BishopAccountability.org

Michael Mack Confronts Abuser in 'Faith'

By Tenley Woodman
Boston Herald
January 11, 2012

http://news.bostonherald.com/entertainment/arts_culture/view/20220111mack_confronts_abuser_in_faith/srvc=home&position=also

It took Michael Mack decades to reconcile, but tonight the Cambridge playwright and poet will share the secret that has haunted him since childhood.

Mack's one-man show "Conversations with My Molester: A Faith Journey," at Boston Playwrights' Theatre, chronicles his struggles as a victim of abuse at the hands of a priest.

"One of the reasons I am doing this is because I lived with this secret for decades," said Mack, 55. "The secret is like an illness. Address the problem of secrecy. Child sexual abuse is the last dark secret we have as a society."

The 90-minute monologue is a follow-up to his other autobiographical work, "Hearing Voices, Speaking in Tongues," about his mother's battle with mental illness.

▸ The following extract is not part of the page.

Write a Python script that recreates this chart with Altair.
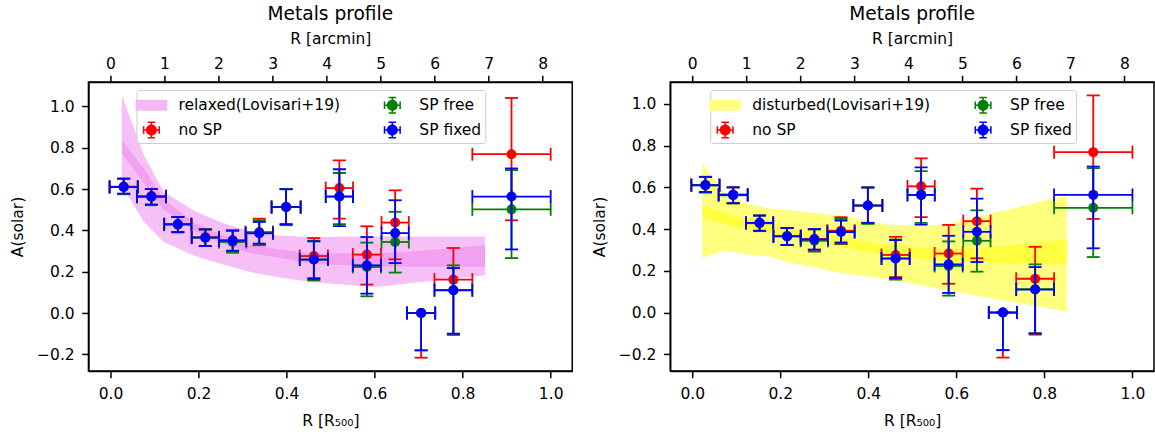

Mack, a Washington, D.C.-area native, was 11 years old and living in North Carolina when the abuse took place.

"One afternoon, in the spring of 1968, he (the priest) invited me into the rectory for a project, to make costumes," Mack said. "That changed everything."

Mack declined to name the clergyman, and he does not name him in the play.

"Part of it is this one priest had a family. How long must the family live with that?" Mack said. "I spent 10 years deciding, 'Do I want to go that route?' No."

The timing of the play's debut is apt. This year marks the 10th anniversary of the break in the church sexual abuse scandal.

The scandal helped Mack move forward in his healing process. In 2005, he ran a Google search on the name of his abuser.

"I learned not only was he still alive, but he was living in Worcester," Mack said.

And he was accused of abusing other children.

"It felt like the hand of God," Mack said. "I had tangible proof."

Mack began imagining what confronting him would be like, and from that grew "Confessions with My Molester" and Mack's return to the church after years of absence.

"I think the church has gone a long way to fully reconcile its failings," Mack said. "That was one of the good things that came out of that scandal. Priests were almost like God. It's not true anymore."